Short exercise: Your job is to return the lines between the line holding "Rebuild this diagram" and the line holding "-- ($(neck)!11.5pt!90:(#1)$) -- ($(#1)!11.5pt!-90:(#2)$)", inclusive, exactly and with no pictures.

——————

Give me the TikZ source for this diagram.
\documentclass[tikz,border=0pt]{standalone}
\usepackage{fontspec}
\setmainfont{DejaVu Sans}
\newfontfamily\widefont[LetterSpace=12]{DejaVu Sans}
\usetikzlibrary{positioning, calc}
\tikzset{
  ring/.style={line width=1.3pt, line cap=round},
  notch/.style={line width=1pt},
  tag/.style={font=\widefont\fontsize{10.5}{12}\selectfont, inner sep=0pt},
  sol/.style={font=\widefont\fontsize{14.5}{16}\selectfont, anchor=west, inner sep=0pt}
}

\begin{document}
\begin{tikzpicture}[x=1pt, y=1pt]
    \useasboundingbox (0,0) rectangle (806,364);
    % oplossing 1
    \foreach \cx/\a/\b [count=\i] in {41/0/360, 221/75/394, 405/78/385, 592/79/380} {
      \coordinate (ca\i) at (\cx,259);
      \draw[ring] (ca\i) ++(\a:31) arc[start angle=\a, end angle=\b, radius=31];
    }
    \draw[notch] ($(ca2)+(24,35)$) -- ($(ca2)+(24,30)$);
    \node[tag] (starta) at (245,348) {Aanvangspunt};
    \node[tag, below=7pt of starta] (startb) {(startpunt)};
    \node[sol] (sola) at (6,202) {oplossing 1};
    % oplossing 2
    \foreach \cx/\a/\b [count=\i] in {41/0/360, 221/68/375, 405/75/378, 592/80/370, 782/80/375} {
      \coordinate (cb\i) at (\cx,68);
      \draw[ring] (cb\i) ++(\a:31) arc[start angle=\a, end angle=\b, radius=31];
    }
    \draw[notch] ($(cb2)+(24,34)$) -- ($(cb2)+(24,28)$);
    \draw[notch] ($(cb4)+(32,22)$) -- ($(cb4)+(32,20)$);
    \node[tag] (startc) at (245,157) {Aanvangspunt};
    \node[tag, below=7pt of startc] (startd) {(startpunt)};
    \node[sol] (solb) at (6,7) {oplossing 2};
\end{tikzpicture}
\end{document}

——————

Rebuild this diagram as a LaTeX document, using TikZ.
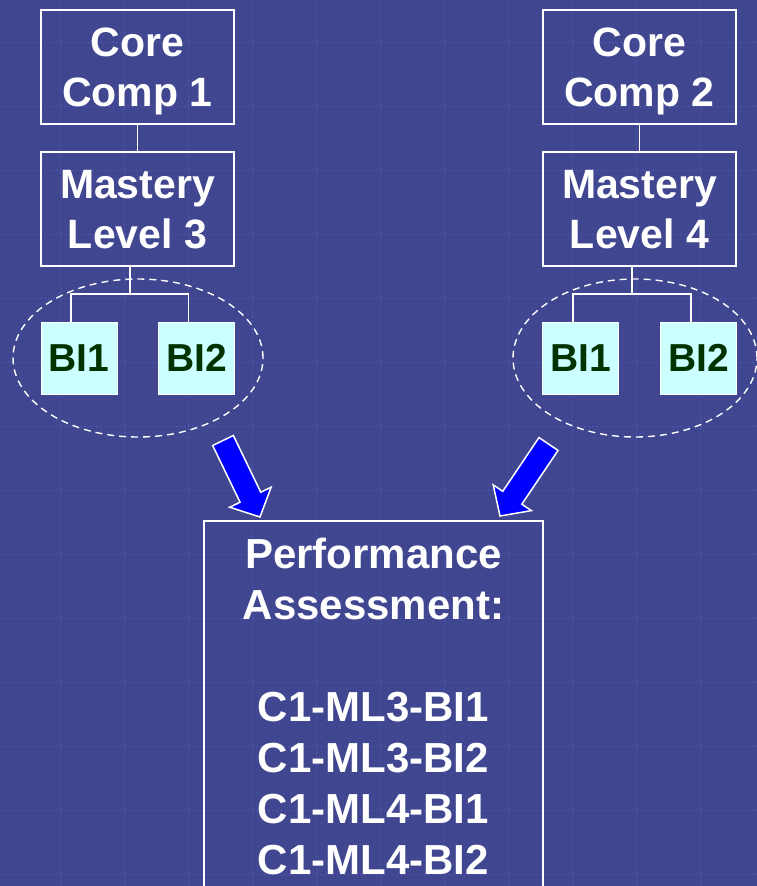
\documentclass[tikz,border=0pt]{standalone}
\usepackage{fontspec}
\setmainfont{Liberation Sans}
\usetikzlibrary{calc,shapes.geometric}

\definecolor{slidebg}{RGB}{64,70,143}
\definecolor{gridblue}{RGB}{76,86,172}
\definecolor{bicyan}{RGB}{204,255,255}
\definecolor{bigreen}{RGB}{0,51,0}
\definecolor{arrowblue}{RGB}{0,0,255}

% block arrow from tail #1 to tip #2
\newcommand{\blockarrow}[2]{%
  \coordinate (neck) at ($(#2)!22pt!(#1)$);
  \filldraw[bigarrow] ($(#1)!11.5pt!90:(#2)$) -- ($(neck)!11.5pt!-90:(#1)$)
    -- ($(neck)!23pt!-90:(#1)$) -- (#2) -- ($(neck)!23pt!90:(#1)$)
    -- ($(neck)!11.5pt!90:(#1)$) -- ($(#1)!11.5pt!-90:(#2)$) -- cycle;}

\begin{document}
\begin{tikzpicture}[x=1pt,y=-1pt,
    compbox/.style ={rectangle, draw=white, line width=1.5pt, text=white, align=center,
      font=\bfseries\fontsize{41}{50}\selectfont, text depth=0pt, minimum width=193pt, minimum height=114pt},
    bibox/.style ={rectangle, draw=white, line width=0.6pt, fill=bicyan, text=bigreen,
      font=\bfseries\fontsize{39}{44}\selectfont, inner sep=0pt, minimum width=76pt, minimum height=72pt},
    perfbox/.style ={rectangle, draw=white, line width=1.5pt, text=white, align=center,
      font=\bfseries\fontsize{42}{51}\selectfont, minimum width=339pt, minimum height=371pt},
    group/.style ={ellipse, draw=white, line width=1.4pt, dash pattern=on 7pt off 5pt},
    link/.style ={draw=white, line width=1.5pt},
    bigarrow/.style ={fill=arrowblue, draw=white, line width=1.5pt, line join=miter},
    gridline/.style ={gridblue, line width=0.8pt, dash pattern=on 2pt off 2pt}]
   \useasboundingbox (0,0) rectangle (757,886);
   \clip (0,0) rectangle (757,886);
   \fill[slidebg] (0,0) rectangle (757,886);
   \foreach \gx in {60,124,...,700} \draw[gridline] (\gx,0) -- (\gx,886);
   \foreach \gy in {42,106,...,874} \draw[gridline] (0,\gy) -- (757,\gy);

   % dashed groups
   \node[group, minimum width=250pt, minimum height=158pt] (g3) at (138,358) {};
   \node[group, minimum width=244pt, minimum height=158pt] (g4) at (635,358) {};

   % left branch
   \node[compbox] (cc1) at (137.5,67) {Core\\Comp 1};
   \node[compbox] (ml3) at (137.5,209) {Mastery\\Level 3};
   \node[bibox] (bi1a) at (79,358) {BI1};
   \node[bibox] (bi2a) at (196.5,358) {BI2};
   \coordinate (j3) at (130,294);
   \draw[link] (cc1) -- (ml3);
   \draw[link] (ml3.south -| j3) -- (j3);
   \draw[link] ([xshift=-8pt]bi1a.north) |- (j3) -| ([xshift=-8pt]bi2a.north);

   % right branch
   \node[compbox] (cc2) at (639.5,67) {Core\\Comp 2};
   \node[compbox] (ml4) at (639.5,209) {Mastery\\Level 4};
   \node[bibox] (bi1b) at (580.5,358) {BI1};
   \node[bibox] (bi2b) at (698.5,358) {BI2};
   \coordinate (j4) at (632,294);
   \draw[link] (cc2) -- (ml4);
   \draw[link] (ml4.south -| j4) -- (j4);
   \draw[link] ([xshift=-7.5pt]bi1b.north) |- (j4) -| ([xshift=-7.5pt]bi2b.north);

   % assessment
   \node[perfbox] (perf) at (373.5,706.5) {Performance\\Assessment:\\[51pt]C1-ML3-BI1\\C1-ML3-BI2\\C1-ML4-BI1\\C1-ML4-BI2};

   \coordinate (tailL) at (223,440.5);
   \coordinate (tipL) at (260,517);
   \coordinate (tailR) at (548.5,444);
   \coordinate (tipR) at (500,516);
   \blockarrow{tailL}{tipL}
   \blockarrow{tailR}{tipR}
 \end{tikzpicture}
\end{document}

——————

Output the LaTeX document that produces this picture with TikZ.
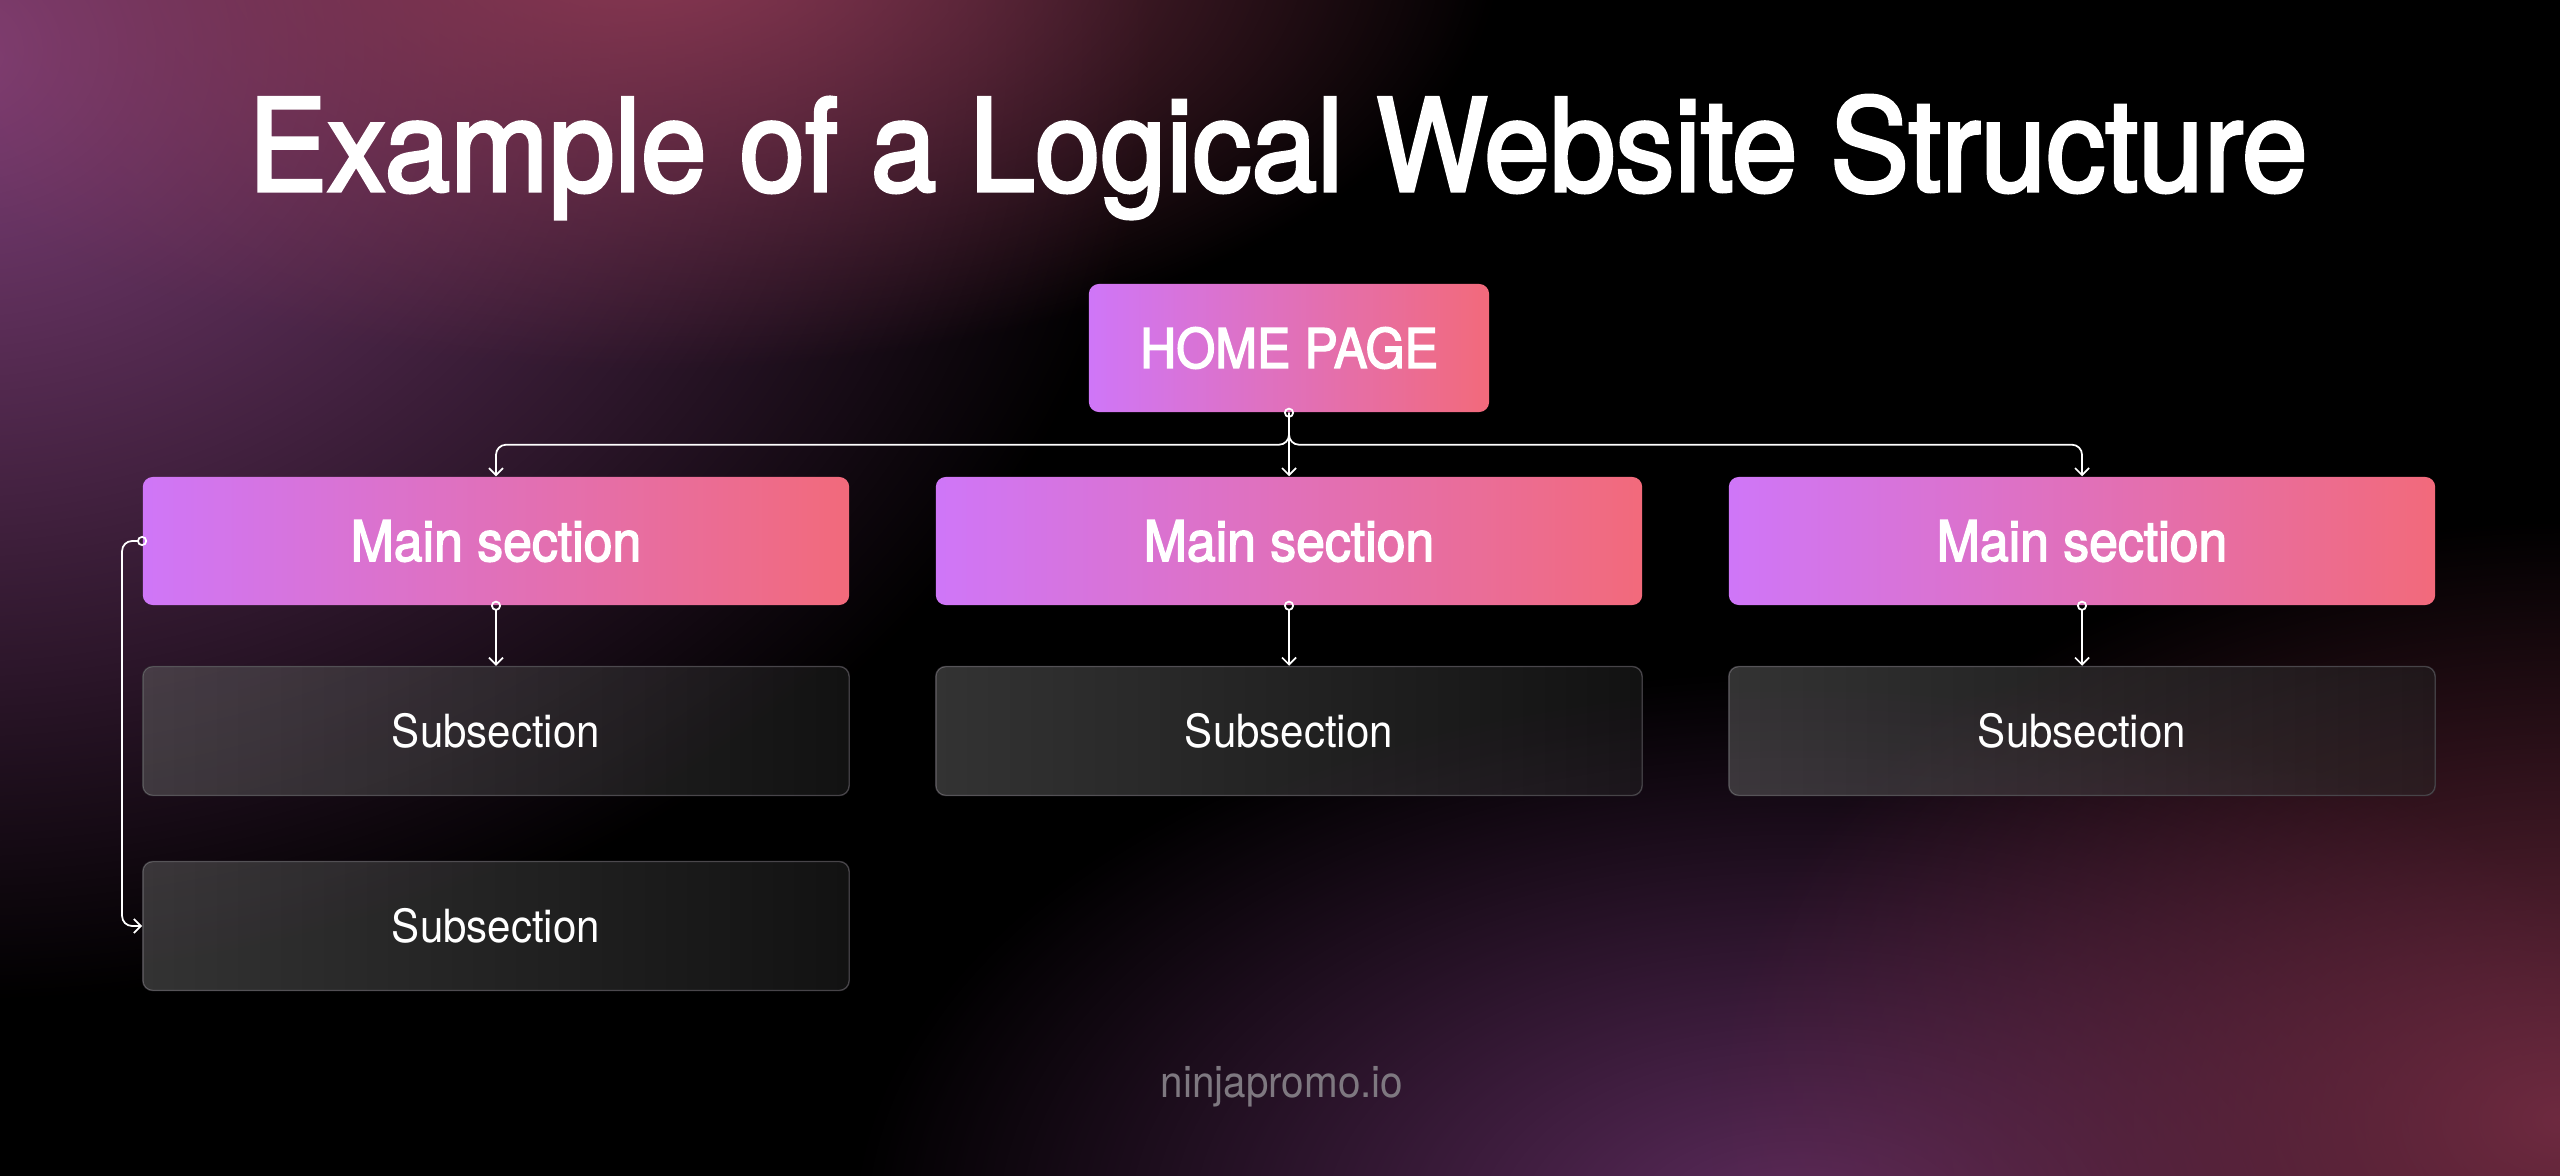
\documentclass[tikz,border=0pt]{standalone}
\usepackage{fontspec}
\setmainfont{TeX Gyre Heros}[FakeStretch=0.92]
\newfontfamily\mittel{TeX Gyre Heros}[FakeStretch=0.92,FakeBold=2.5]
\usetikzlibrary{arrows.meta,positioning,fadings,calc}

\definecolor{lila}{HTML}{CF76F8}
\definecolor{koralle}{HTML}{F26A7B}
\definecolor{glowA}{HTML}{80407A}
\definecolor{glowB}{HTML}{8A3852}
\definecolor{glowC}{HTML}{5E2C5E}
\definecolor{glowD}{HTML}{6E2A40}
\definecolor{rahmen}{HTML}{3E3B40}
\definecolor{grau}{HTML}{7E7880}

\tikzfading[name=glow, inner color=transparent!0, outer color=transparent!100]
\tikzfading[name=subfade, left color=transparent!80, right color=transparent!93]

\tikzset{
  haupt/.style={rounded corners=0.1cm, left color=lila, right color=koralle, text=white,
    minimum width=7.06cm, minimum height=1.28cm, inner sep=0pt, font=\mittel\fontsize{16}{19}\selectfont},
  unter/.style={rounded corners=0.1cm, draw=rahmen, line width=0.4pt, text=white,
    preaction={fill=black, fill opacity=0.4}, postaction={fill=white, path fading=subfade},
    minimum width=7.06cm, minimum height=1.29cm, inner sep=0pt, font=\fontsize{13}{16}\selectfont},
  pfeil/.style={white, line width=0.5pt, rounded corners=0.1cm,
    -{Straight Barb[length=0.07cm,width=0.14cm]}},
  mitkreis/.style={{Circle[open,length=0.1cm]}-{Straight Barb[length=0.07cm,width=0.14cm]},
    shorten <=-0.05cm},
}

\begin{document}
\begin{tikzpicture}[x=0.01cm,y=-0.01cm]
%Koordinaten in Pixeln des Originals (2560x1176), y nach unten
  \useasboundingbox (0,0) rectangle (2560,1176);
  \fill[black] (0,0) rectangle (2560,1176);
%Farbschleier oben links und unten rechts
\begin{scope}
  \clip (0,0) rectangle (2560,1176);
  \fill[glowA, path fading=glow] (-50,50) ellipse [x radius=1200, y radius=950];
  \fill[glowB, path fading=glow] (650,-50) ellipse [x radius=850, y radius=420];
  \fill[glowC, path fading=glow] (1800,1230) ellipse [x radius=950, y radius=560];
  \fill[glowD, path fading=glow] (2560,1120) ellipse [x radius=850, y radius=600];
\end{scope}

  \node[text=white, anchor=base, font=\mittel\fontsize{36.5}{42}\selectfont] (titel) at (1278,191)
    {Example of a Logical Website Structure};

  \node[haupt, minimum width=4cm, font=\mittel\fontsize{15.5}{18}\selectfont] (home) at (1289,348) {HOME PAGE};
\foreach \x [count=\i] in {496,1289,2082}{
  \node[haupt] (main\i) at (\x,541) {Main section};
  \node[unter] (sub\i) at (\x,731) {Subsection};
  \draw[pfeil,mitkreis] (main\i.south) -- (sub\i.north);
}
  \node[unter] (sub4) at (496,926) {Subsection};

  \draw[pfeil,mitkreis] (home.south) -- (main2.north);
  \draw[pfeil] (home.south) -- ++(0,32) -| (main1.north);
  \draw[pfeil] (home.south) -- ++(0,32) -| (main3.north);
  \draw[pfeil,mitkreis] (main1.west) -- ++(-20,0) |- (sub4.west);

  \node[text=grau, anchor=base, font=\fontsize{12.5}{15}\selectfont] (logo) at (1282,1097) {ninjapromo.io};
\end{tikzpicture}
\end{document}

——————

Answer for this exercise:
Rebuild this diagram as a LaTeX document, using TikZ.
\documentclass[tikz,border=0pt]{standalone}
\usepackage{fontspec}
\setmainfont{Liberation Sans}
\usetikzlibrary{calc,shapes.geometric}

\definecolor{slidebg}{RGB}{64,70,143}
\definecolor{gridblue}{RGB}{76,86,172}
\definecolor{bicyan}{RGB}{204,255,255}
\definecolor{bigreen}{RGB}{0,51,0}
\definecolor{arrowblue}{RGB}{0,0,255}

% block arrow from tail #1 to tip #2
\newcommand{\blockarrow}[2]{%
  \coordinate (neck) at ($(#2)!22pt!(#1)$);
  \filldraw[bigarrow] ($(#1)!11.5pt!90:(#2)$) -- ($(neck)!11.5pt!-90:(#1)$)
    -- ($(neck)!23pt!-90:(#1)$) -- (#2) -- ($(neck)!23pt!90:(#1)$)
    -- ($(neck)!11.5pt!90:(#1)$) -- ($(#1)!11.5pt!-90:(#2)$) -- cycle;}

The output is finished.